> **Source code of charts**:
= = = = = = =
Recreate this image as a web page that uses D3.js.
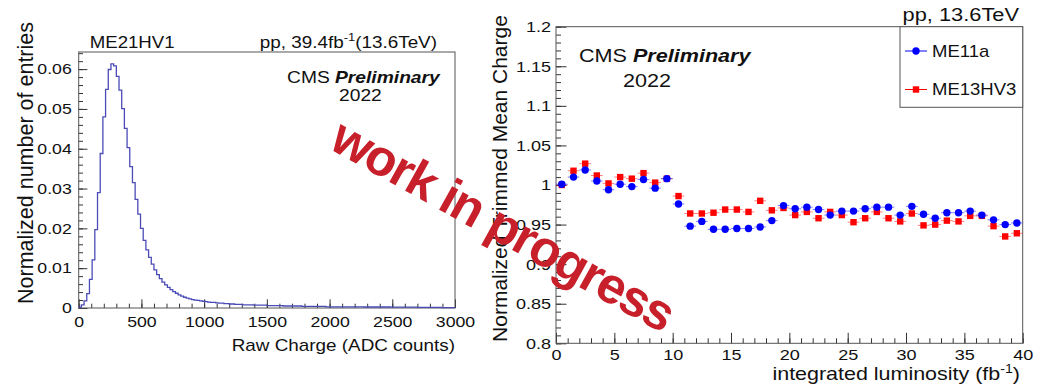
<!DOCTYPE html>
<html>
<head>
<meta charset="utf-8">
<script src="https://cdn.jsdelivr.net/npm/d3@7"></script>
<style>
  body { margin: 0; background: #fff; }
  svg text { font-family: 'Liberation Sans', Arial, Helvetica, sans-serif; fill: #111; }
</style>
</head>
<body>
<svg id="d3-cms" width="1043" height="388"></svg>
<script>

/*********************/
/*** DATA          ***/
/*********************/

// left panel: normalized raw charge histogram, 140 bins over 0..3000 ADC
let hist_range = [0, 3000];
let hist_values = [
    0.0002, 0.0008, 0.0018, 0.0036, 0.0072, 0.0121, 0.0197, 0.0290, 0.0388, 0.0480,
    0.0549, 0.0599, 0.0613, 0.0608, 0.0582, 0.0547, 0.0501, 0.0451, 0.0403, 0.0355,
    0.0315, 0.0273, 0.0236, 0.0200, 0.0170, 0.0146, 0.0127, 0.0110, 0.0096, 0.0084,
    0.0074, 0.0065, 0.0058, 0.0052, 0.0046, 0.0041, 0.0037, 0.0033, 0.0030, 0.0027,
    0.0025, 0.0023, 0.0021, 0.0020, 0.0019, 0.0018, 0.0017, 0.0016, 0.0015, 0.0014,
    0.0014, 0.0013, 0.0012, 0.0012, 0.0011, 0.0011, 0.0010, 0.0010, 0.0009, 0.0009,
    0.0009, 0.0008, 0.0008, 0.0008, 0.0008, 0.0007, 0.0007, 0.0007, 0.0007, 0.0007,
    0.0006, 0.0006, 0.0006, 0.0006, 0.0006, 0.0006, 0.0005, 0.0005, 0.0005, 0.0005,
    0.0005, 0.0005, 0.0005, 0.0004, 0.0004, 0.0004, 0.0004, 0.0004, 0.0004, 0.0004,
    0.0004, 0.0004, 0.0003, 0.0003, 0.0003, 0.0003, 0.0003, 0.0003, 0.0003, 0.0003,
    0.0003, 0.0003, 0.0003, 0.0003, 0.0003, 0.0003, 0.00025, 0.00025, 0.00025, 0.00025,
    0.00025, 0.00025, 0.00025, 0.00025, 0.00025, 0.00025, 0.0002, 0.0002, 0.0002, 0.0002,
    0.0002, 0.0002, 0.0002, 0.0002, 0.0002, 0.0002, 0.00015, 0.00015, 0.00015, 0.00015,
    0.00015, 0.00015, 0.00015, 0.00015, 0.00015, 0.0001, 0.0001, 0.0001, 0.0001, 0.0001
];
let hist_x_ticks = [0, 500, 1000, 1500, 2000, 2500, 3000];
let hist_y_ticks = [0, 0.01, 0.02, 0.03, 0.04, 0.05, 0.06];

// right panel: normalized trimmed mean charge vs integrated luminosity
let lumi = [
    0.5, 1.5, 2.5, 3.5, 4.5, 5.5, 6.5, 7.5, 8.5, 9.5,
    10.5, 11.5, 12.5, 13.5, 14.5, 15.5, 16.5, 17.5, 18.5, 19.5,
    20.5, 21.5, 22.5, 23.5, 24.5, 25.5, 26.5, 27.5, 28.5, 29.5,
    30.5, 31.5, 32.5, 33.5, 34.5, 35.5, 36.5, 37.5, 38.5, 39.5
];
let me11a = [
    1.001, 1.010, 1.019, 1.005, 0.994, 1.001, 0.998, 1.007, 0.996, 1.008,
    0.976, 0.948, 0.954, 0.944, 0.944, 0.945, 0.945, 0.947, 0.955, 0.974,
    0.970, 0.972, 0.969, 0.962, 0.967, 0.967, 0.970, 0.972, 0.972, 0.962,
    0.973, 0.963, 0.958, 0.965, 0.965, 0.967, 0.962, 0.956, 0.950, 0.952
];
let me13hv3 = [
    1.000, 1.018, 1.027, 1.012, 1.002, 1.010, 1.008, 1.015, 1.003, 1.008,
    0.986, 0.964, 0.964, 0.965, 0.969, 0.969, 0.966, 0.980, 0.968, 0.971,
    0.962, 0.966, 0.958, 0.966, 0.962, 0.953, 0.958, 0.966, 0.958, 0.954,
    0.964, 0.949, 0.950, 0.955, 0.954, 0.961, 0.961, 0.948, 0.935, 0.939
];
let lumi_x_ticks = [0, 5, 10, 15, 20, 25, 30, 35, 40];
let lumi_y_ticks = [0.8, 0.85, 0.9, 0.95, 1, 1.05, 1.1, 1.15, 1.2];
let series_names = ["ME11a", "ME13HV3"];

/*********************/
/*** INIT VARIABLE ***/
/*********************/

let svg = d3.select("#d3-cms");

const SX = 1.18;  // the picture is a little stretched sideways

let left  = {x0: 78.7, x1: 455, y0: 52, y1: 308},
    right = {x0: 556, x1: 1022.7, y0: 26.7, y1: 343.3};

let hx = d3.scaleLinear().domain(hist_range).range([left.x0, left.x1]),
    hy = d3.scaleLinear().domain([0, 0.0643]).range([left.y1, left.y0]);

let lx = d3.scaleLinear().domain([0, 40]).range([right.x0, right.x1]),
    ly = d3.scaleLinear().domain([0.8, 1.2]).range([right.y1, right.y0]);

/********************************/
/*** DECLARE HELPER FUNCTIONS ***/
/********************************/

function add_text(x, y, str, size, anchor) {
    return svg.append("text")
        .attr("transform", `translate(${x},${y}) scale(${SX},1)`)
        .attr("font-size", size)
        .attr("text-anchor", anchor || "start")
        .text(str);
}

function add_cms(x, y, size) {
    let t = svg.append("text")
        .attr("transform", `translate(${x},${y}) scale(${SX},1)`)
        .attr("font-size", size);
    t.append("tspan").text("CMS ");
    t.append("tspan").attr("font-weight", "bold").attr("font-style", "italic").text("Preliminary");
}

function style_axis(g, size, sx) {
    g.select(".domain").remove();
    g.selectAll("line").attr("stroke", "#333").attr("stroke-width", 1);
    g.selectAll("text").attr("font-size", size).attr("fill", "#111")
        .attr("transform", `scale(${sx},1)`);
}

function draw_axes(xs, ys, box, xt, yt, xfmt, yfmt, o) {
    // minor ticks
    svg.append("g")
        .attr("transform", `translate(0,${box.y1})`)
        .call(d3.axisBottom(xs).tickValues(o.xminor).tickSize(-o.minlen).tickFormat(""))
        .call((g) => style_axis(g, 0, 1));
    svg.append("g")
        .attr("transform", `translate(${box.x0},0)`)
        .call(d3.axisLeft(ys).tickValues(o.yminor).tickSize(-o.minlen).tickFormat(""))
        .call((g) => style_axis(g, 0, 1));

    // major ticks with labels
    svg.append("g")
        .attr("transform", `translate(0,${box.y1})`)
        .call(d3.axisBottom(xs).tickValues(xt).tickSize(-o.majlen).tickPadding(o.xpad).tickFormat(xfmt))
        .call((g) => style_axis(g, o.size, SX));
    svg.append("g")
        .attr("transform", `translate(${box.x0},0)`)
        .call(d3.axisLeft(ys).tickValues(yt).tickSize(-o.majlen).tickPadding(o.ypad).tickFormat(yfmt))
        .call((g) => style_axis(g, o.size, SX));

    // frame
    svg.append("rect")
        .attr("x", box.x0).attr("y", box.y0)
        .attr("width", box.x1 - box.x0).attr("height", box.y1 - box.y0)
        .attr("fill", "none").attr("stroke", "#555").attr("stroke-width", 1);
}

function render_left() {
    let n = hist_values.length,
        w = (hist_range[1] - hist_range[0]) / n;

    draw_axes(hx, hy, left, hist_x_ticks, hist_y_ticks,
        (d) => d, (d) => d === 0 ? "0" : d.toFixed(2),
        {xminor: d3.range(0, 3001, 100), yminor: d3.range(0, 0.0641, 0.002),
         minlen: 4.3, majlen: 8.7, xpad: 8, ypad: 5.9, size: 15});

    let pts = hist_values.map((v, i) => [hist_range[0] + i * w, v]);
    pts.push([hist_range[1], hist_values[n - 1]]);

    svg.append("path")
        .datum(pts)
        .attr("fill", "none")
        .attr("stroke", "#4b4bb8")
        .attr("stroke-width", 1.3)
        .attr("d", d3.line().x((d) => hx(d[0])).y((d) => hy(d[1])).curve(d3.curveStepAfter));

    add_text(89.7, 48.3, "ME21HV1", 15.8);
    let t = svg.append("text")
        .attr("transform", `translate(437,48.3) scale(${SX},1)`)
        .attr("font-size", 16)
        .attr("text-anchor", "end");
    t.append("tspan").text("pp, 39.4fb");
    t.append("tspan").attr("font-size", 11).attr("dy", -7).text("-1");
    t.append("tspan").attr("dy", 7).text("(13.6TeV)");

    add_cms(287, 83.3, 16.3);
    add_text(339, 101, "2022", 16.3);

    add_text(455, 350.7, "Raw Charge (ADC counts)", 16, "end");

    svg.append("text")
        .attr("transform", "translate(33,22) rotate(-90)")
        .attr("font-size", 21.5)
        .attr("text-anchor", "end")
        .text("Normalized number of entries");
}

function render_right() {
    draw_axes(lx, ly, right, lumi_x_ticks, lumi_y_ticks,
        (d) => d, (d) => String(+d.toFixed(2)),
        {xminor: d3.range(0, 41, 1), yminor: d3.range(0.8, 1.2001, 0.01),
         minlen: 5, majlen: 10.5, xpad: 5.8, ypad: 4.2, size: 15.3});

    let series = [
        {name: series_names[1], values: me13hv3, color: "#ff0000", shape: "square"},
        {name: series_names[0], values: me11a, color: "#0000ff", shape: "circle"}
    ];

    series.forEach((s) => {
        let g = svg.append("g");
        g.selectAll("line.err")
            .data(s.values).enter()
            .append("line")
            .attr("x1", (d, i) => lx(lumi[i] - 0.5))
            .attr("x2", (d, i) => lx(lumi[i] + 0.5))
            .attr("y1", (d) => ly(d))
            .attr("y2", (d) => ly(d))
            .attr("stroke", s.color)
            .attr("stroke-opacity", 0.5)
            .attr("stroke-width", 1);
        if (s.shape === "circle") {
            g.selectAll("circle")
                .data(s.values).enter()
                .append("circle")
                .attr("cx", (d, i) => lx(lumi[i]))
                .attr("cy", (d) => ly(d))
                .attr("r", 3.7)
                .attr("fill", s.color);
        } else {
            g.selectAll("rect")
                .data(s.values).enter()
                .append("rect")
                .attr("x", (d, i) => lx(lumi[i]) - 3.2)
                .attr("y", (d) => ly(d) - 3.2)
                .attr("width", 6.4)
                .attr("height", 6.4)
                .attr("fill", s.color);
        }
    });

    // legend
    svg.append("rect")
        .attr("x", 900).attr("y", right.y0)
        .attr("width", right.x1 - 900).attr("height", 107.3 - right.y0)
        .attr("fill", "#fff").attr("stroke", "#555").attr("stroke-width", 1);

    [{y: 51, color: "#0000ff", shape: "circle", name: series_names[0]},
     {y: 89.5, color: "#ff0000", shape: "square", name: series_names[1]}].forEach((e) => {
        svg.append("line")
            .attr("x1", 905).attr("x2", 927).attr("y1", e.y).attr("y2", e.y)
            .attr("stroke", e.color).attr("stroke-width", 1);
        if (e.shape === "circle")
            svg.append("circle").attr("cx", 916).attr("cy", e.y).attr("r", 3.7).attr("fill", e.color);
        else
            svg.append("rect").attr("x", 912.8).attr("y", e.y - 3.2).attr("width", 6.4).attr("height", 6.4).attr("fill", e.color);
        add_text(932, e.y + 5.5, e.name, 15.7);
    });

    add_text(1019, 21, "pp, 13.6TeV", 18.5, "end");
    add_cms(579, 61.7, 18.3);
    add_text(623, 87.3, "2022", 18.3);

    let t = svg.append("text")
        .attr("transform", `translate(1020,380) scale(${SX},1)`)
        .attr("font-size", 18.2)
        .attr("text-anchor", "end");
    t.append("tspan").text("integrated luminosity (fb");
    t.append("tspan").attr("font-size", 12).attr("dy", -7).text("-1");
    t.append("tspan").attr("dy", 7).text(")");

    svg.append("text")
        .attr("transform", "translate(507,178.5) rotate(-90)")
        .attr("font-size", 21)
        .attr("text-anchor", "middle")
        .text("Normalized Trimmed Mean Charge");
}

function render_watermark() {
    svg.append("text")
        .attr("transform", "translate(503,225) rotate(29)")
        .attr("font-size", 51)
        .attr("font-weight", "bold")
        .attr("letter-spacing", -1.8)
        .attr("text-anchor", "middle")
        .attr("dominant-baseline", "central")
        .style("fill", "#c8202a")
        .text("work in progress");
}

/*********************************/
/*** DRAW                      ***/
/*********************************/

render_left();
render_right();
render_watermark();

</script>
</body>
</html>
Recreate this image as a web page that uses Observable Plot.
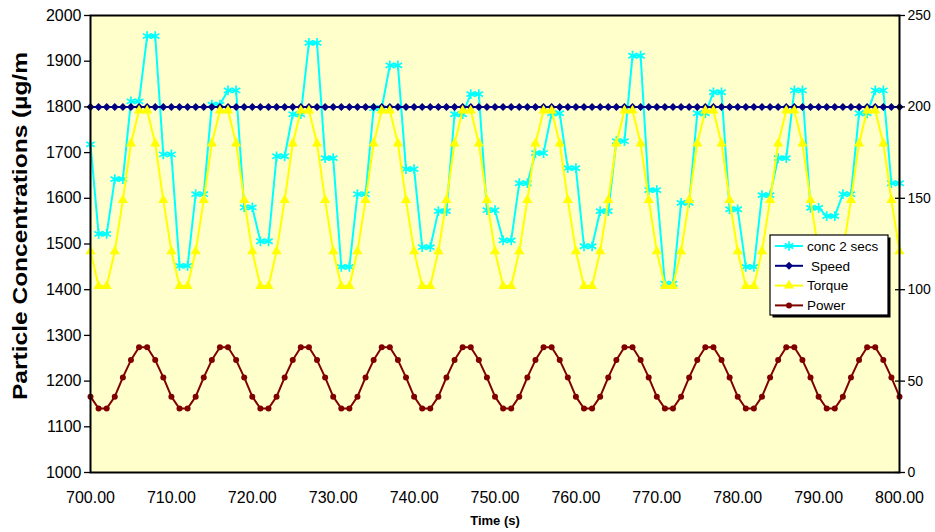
<!DOCTYPE html>
<html>
<head>
<meta charset="utf-8">
<script src="https://cdn.jsdelivr.net/npm/d3@7"></script>
<script src="https://cdn.jsdelivr.net/npm/@observablehq/plot@0.6"></script>
<style>
  body { margin: 0; background: #fff; }
  #chart { width: 935px; height: 532px; }
</style>
</head>
<body>
<div id="chart"></div>
<script>
// ---- data ----
const time = [700,
  701,702,703,704,705,706,707,708,709,710,
  711,712,713,714,715,716,717,718,719,720,
  721,722,723,724,725,726,727,728,729,730,
  731,732,733,734,735,736,737,738,739,740,
  741,742,743,744,745,746,747,748,749,750,
  751,752,753,754,755,756,757,758,759,760,
  761,762,763,764,765,766,767,768,769,770,
  771,772,773,774,775,776,777,778,779,780,
  781,782,783,784,785,786,787,788,789,790,
  791,792,793,794,795,796,797,798,799,800];

// conc 2 secs (µg/m³, left axis)
const conc = [1718,
  1522,1522,1642,1642,1812,1812,1955,1955,1696,1696,
  1452,1452,1609,1609,1805,1805,1836,1836,1580,1580,
  1506,1506,1692,1692,1784,1784,1940,1940,1688,1688,
  1450,1450,1609,1609,1797,1797,1891,1891,1664,1664,
  1493,1493,1572,1572,1784,1784,1828,1828,1574,1574,
  1508,1508,1633,1633,1699,1699,1786,1786,1666,1666,
  1495,1495,1572,1572,1725,1725,1912,1912,1618,1618,
  1413,1413,1590,1590,1786,1786,1832,1832,1576,1576,
  1450,1450,1607,1607,1688,1688,1836,1836,1579,1579,
  1561,1561,1609,1609,1786,1786,1836,1836,1633,1633];

// Speed (right axis)
const speed = [200,
  200,200,200,200,200,200,200,200,200,200,
  200,200,200,200,200,200,200,200,200,200,
  200,200,200,200,200,200,200,200,200,200,
  200,200,200,200,200,200,200,200,200,200,
  200,200,200,200,200,200,200,200,200,200,
  200,200,200,200,200,200,200,200,200,200,
  200,200,200,200,200,200,200,200,200,200,
  200,200,200,200,200,200,200,200,200,200,
  200,200,200,200,200,200,200,200,200,200,
  200,200,200,200,200,200,200,200,200,200];

// Torque (right axis)
const torque = [121,
  102,102,121,149,180,198,198,180,149,121,
  102,102,121,149,180,198,198,180,149,121,
  102,102,121,149,180,198,198,180,149,121,
  102,102,121,149,180,198,198,180,149,121,
  102,102,121,149,180,198,198,180,149,121,
  102,102,121,149,180,198,198,180,149,121,
  102,102,121,149,180,198,198,180,149,121,
  102,102,121,149,180,198,198,180,149,121,
  102,102,121,149,180,198,198,180,149,121,
  102,102,121,149,180,198,198,180,149,121];

// Power (right axis)
const power = [41.5,
  35,35,41.5,52,61.5,68.5,68.5,61.5,52,41.5,
  35,35,41.5,52,61.5,68.5,68.5,61.5,52,41.5,
  35,35,41.5,52,61.5,68.5,68.5,61.5,52,41.5,
  35,35,41.5,52,61.5,68.5,68.5,61.5,52,41.5,
  35,35,41.5,52,61.5,68.5,68.5,61.5,52,41.5,
  35,35,41.5,52,61.5,68.5,68.5,61.5,52,41.5,
  35,35,41.5,52,61.5,68.5,68.5,61.5,52,41.5,
  35,35,41.5,52,61.5,68.5,68.5,61.5,52,41.5,
  35,35,41.5,52,61.5,68.5,68.5,61.5,52,41.5,
  35,35,41.5,52,61.5,68.5,68.5,61.5,52,41.5];

const leftTicks = [1000,1100,1200,1300,1400,1500,1600,1700,1800,1900,2000];
const rightTicks = [0,50,100,150,200,250];
const xTicks = [700,710,720,730,740,750,760,770,780,790,800];
const seriesNames = ["conc 2 secs", "Speed", "Torque", "Power"];
const seriesColors = ["#00ffff", "#000080", "#ffff00", "#800000"];
const yTitle = "Particle Concentrations (µg/m";
const xTitle = "Time (s)";

// right axis 0–250 shares the plot height with left axis 1000–2000
const toLeft = v => 1000 + v * 4;
const fromLeft = d => (d - 1000) / 4;

const rows = time.map((t, i) => ({
  t,
  conc: conc[i],
  speed: toLeft(speed[i]),
  torque: toLeft(torque[i]),
  power: toLeft(power[i])
}));

const FONT = "'Liberation Sans', Arial, Helvetica, sans-serif";
const SYM = {
  conc: { symbol: "asterisk", r: 4.6 },
  speed: { symbol: "diamond2", r: 3.6 },
  torque: { symbol: "triangle", r: 3.8 },
  power: { symbol: "circle", r: 3 }
};

const chart = Plot.plot({
  width: 935,
  height: 532,
  marginLeft: 90,
  marginRight: 36,
  marginTop: 15,
  marginBottom: 60,
  style: { fontFamily: FONT, background: "#fff", color: "#000", overflow: "visible" },
  x: { domain: [700, 800] },
  y: { domain: [1000, 2000] },
  marks: [
    Plot.frame({ fill: "#ffffcc" }),
    // conc 2 secs
    Plot.line(rows, { x: "t", y: "conc", stroke: seriesColors[0], strokeWidth: 2 }),
    Plot.dot(rows, { x: "t", y: "conc", symbol: SYM.conc.symbol, r: SYM.conc.r, stroke: seriesColors[0], strokeWidth: 1.7 }),
    // Speed
    Plot.line(rows, { x: "t", y: "speed", stroke: seriesColors[1], strokeWidth: 2 }),
    Plot.dot(rows, { x: "t", y: "speed", symbol: SYM.speed.symbol, r: SYM.speed.r, fill: seriesColors[1], stroke: "none" }),
    // Torque
    Plot.line(rows, { x: "t", y: "torque", stroke: seriesColors[2], strokeWidth: 2 }),
    Plot.dot(rows, { x: "t", y: "torque", symbol: SYM.torque.symbol, r: SYM.torque.r, fill: seriesColors[2], stroke: "none" }),
    // Power
    Plot.line(rows, { x: "t", y: "power", stroke: seriesColors[3], strokeWidth: 2 }),
    Plot.dot(rows, { x: "t", y: "power", r: SYM.power.r, fill: seriesColors[3], stroke: "none" }),
    // axes
    Plot.axisY(leftTicks, { anchor: "left", tickSize: 6, tickPadding: 3, fontSize: 16, label: null,
      tickFormat: d => String(d), strokeWidth: 1.3 }),
    Plot.axisY(rightTicks.map(toLeft), { anchor: "right", tickSize: 10, dx: -5, tickPadding: 3, fontSize: 14,
      tickFormat: d => String(fromLeft(d)), label: null, strokeWidth: 1.3 }),
    Plot.axisX(xTicks, { anchor: "bottom", tickSize: 0, tickPadding: 19, fontSize: 16,
      tickFormat: d => d.toFixed(2), label: null }),
    Plot.frame({ stroke: "#000", strokeWidth: 2 }),
    // titles
    Plot.text([yTitle], { frameAnchor: "left", dx: -70, dy: -18, rotate: -90, text: d => d,
      fontSize: 21, fontWeight: "bold", textAnchor: "middle", lineAnchor: "middle", fill: "#000" }),
    Plot.text([xTitle], { frameAnchor: "bottom", dy: 48, text: d => d,
      fontSize: 13, fontWeight: "bold", textAnchor: "middle", lineAnchor: "middle", fill: "#000" })
  ]
});

document.getElementById("chart").appendChild(chart);

// stretch y-title to the reference length
const svg = d3.select(chart);
svg.selectAll("text").filter(function () { return this.textContent === yTitle; })
  .attr("textLength", 348).attr("lengthAdjust", "spacingAndGlyphs");

// ---- legend (inside the plot area, like the reference) ----
const lg = svg.append("g").attr("transform", "translate(770,235)").attr("text-anchor", "start");
lg.append("rect").attr("x", 2.5).attr("y", 2.5).attr("width", 118).attr("height", 80).attr("fill", "#000");
lg.append("rect").attr("width", 118).attr("height", 80).attr("fill", "#fff").attr("stroke", "#000").attr("stroke-width", 1.2);
const symbols = [
  { type: d3.symbolAsterisk, r: SYM.conc.r, fill: "none", stroke: seriesColors[0] },
  { type: d3.symbolDiamond2, r: SYM.speed.r, fill: seriesColors[1], stroke: "none" },
  { type: d3.symbolTriangle, r: SYM.torque.r, fill: seriesColors[2], stroke: "none" },
  { type: d3.symbolCircle, r: SYM.power.r, fill: seriesColors[3], stroke: "none" }
];
seriesNames.forEach((name, i) => {
  const cy = 11 + i * 19.8;
  lg.append("line").attr("x1", 5).attr("x2", 33).attr("y1", cy).attr("y2", cy)
    .attr("stroke", seriesColors[i]).attr("stroke-width", 2);
  const s = symbols[i];
  lg.append("path").attr("transform", `translate(19,${cy})`)
    .attr("d", d3.symbol(s.type, s.r * s.r * Math.PI)())
    .attr("fill", s.fill).attr("stroke", s.stroke).attr("stroke-width", 1.7);
  lg.append("text").attr("x", name === "Speed" ? 41 : 37).attr("y", cy).attr("dy", "0.35em")
    .attr("text-anchor", "start")
    .attr("font-family", FONT).attr("font-size", 13.5).attr("fill", "#000").text(name);
});
</script>
</body>
</html>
= = = = = = =
> **EXERCISE PROMPT**:
Output nothing except the lines from the one containing "Recreate this image as a web page that uses Observable" through the one containing "791,792,793,794,795,796,797,798,799,800];", both kept, with the pictures removed.

> **OUTPUT FOR THIS TASK**:
Recreate this image as a web page that uses Observable Plot.
<!DOCTYPE html>
<html>
<head>
<meta charset="utf-8">
<script src="https://cdn.jsdelivr.net/npm/d3@7"></script>
<script src="https://cdn.jsdelivr.net/npm/@observablehq/plot@0.6"></script>
<style>
  body { margin: 0; background: #fff; }
  #chart { width: 935px; height: 532px; }
</style>
</head>
<body>
<div id="chart"></div>
<script>
// ---- data ----
const time = [700,
  701,702,703,704,705,706,707,708,709,710,
  711,712,713,714,715,716,717,718,719,720,
  721,722,723,724,725,726,727,728,729,730,
  731,732,733,734,735,736,737,738,739,740,
  741,742,743,744,745,746,747,748,749,750,
  751,752,753,754,755,756,757,758,759,760,
  761,762,763,764,765,766,767,768,769,770,
  771,772,773,774,775,776,777,778,779,780,
  781,782,783,784,785,786,787,788,789,790,
  791,792,793,794,795,796,797,798,799,800];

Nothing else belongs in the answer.